Both European equities and bonds extended gains this morning, after rallying yesterday, supported by the strong commitment of the ECB to continue its monetary easing and the Central Bank’s reiteration that it is ready to increase or expand its current QE program, should the major economic indicators continue to deteriorate. The asset class that benefits directly form Mario Draghi’s dovish comments is European sovereign bonds, whose yields dropped substantially over the last trading session. Equity were also boosted by the ECB meeting, with the Euro Stoxx 600 Index gaining 2.03% yesterday and adding another 1% this morning.
US stocks also delivered a resilient session on Thursday, lifted by positive earnings expectations for major domestic names and following Europe in positive territory. All major US equity indices posted gains above 1.5%, with the Dow Jones Industrial Average closing 1.87% higher on the day. The earnings expectations that contributed to fuel the daily rally have been exceeded in most of the results released after the US closing bell, with A&T, Microsoft, Google and Amazon, all beating analysts’ estimates.
AT&T, US largest telecommunication company by market capitalization, posted positive results after both revenues and profitability received a boost from the completion of its acquisition of DirectTV, which strongly contributed to AT&T’s cash flow generation. The firm reported solid revenue of $39 billion, which, despite missing analysts’ estimates by $1.32 billion, recorded a year-on-year increase of 19%. While the management had already said that market’s expectations were overblown, as analysts were miscounting the real contribution of the DirectTV’s unit, investors were rather satisfied to see a slow growth company increasing its sales by almost a fifth. Profit for the quarter came in at $0.74, beating the market’s consensus by 5 cents and confirming that the firm is on the right path to reduce costs while leveraging the additional revenues brought in by the newly acquired DirectTV. The company also managed to grow its domestic customers’ basis, adding 2.5M net new subscribers and 192,000 new IP broadband connections. Shares in AT&T rose 1.10% during the trading session, while adding another 1.85% in After-Hours trading.

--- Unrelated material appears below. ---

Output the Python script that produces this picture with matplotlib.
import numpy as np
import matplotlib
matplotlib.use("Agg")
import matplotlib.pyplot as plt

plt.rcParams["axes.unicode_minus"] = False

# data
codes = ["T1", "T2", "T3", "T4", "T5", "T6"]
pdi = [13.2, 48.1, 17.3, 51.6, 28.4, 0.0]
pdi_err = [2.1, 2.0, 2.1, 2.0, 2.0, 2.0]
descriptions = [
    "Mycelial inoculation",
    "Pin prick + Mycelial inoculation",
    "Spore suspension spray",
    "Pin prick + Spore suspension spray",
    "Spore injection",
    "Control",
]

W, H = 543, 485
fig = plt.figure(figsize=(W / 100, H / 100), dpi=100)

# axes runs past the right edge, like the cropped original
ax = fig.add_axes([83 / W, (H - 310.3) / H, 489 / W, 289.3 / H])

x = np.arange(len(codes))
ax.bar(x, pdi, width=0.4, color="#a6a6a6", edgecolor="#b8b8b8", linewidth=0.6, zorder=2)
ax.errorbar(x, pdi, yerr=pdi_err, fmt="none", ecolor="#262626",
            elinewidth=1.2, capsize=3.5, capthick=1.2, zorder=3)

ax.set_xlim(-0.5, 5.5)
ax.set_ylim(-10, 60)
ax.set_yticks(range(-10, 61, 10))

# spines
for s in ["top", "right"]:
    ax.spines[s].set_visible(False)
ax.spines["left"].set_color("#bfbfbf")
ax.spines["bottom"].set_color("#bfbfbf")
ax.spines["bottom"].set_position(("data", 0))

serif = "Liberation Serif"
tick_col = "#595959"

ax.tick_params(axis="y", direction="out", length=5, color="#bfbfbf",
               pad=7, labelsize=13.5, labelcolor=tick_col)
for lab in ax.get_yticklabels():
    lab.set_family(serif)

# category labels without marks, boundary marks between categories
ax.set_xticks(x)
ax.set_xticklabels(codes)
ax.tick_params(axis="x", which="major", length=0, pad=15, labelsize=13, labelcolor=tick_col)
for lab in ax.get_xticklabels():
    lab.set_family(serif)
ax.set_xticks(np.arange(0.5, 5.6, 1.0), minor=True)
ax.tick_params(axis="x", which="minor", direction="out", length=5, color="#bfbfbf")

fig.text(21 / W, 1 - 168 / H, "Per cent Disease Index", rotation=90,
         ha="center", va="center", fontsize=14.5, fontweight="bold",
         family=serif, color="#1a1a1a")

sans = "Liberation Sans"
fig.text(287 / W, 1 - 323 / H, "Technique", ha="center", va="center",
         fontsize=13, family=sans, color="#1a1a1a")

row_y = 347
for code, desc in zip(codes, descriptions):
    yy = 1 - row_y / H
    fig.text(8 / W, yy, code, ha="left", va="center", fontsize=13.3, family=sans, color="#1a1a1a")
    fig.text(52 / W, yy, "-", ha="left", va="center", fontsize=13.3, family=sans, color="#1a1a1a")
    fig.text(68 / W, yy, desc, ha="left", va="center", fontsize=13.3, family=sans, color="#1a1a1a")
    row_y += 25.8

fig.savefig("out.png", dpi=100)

Microsoft Corp. was another big winner yesterday, as the oldest pure technology company on the market reported outstanding results for both on revenues and earnings per share. The company posted revenues of $21.7 billion, beating analysts’ expectations by $650 million, although this represents a 6.5% decline from the same period last year. However, the technology giant is still facing declining sales, primarily due to a slump in computer and laptop sales, which is negatively impacting sales of Windows and Office that still remain the firm’s core products. Profit per share came in at $0.67, beating markets estimations by $0.08, as the company continues to streamline its corporate and costs structure in order to increase profitability. Shares in Microsoft rose 1.76% yesterday and soared over 7.5% in After-Hours trading.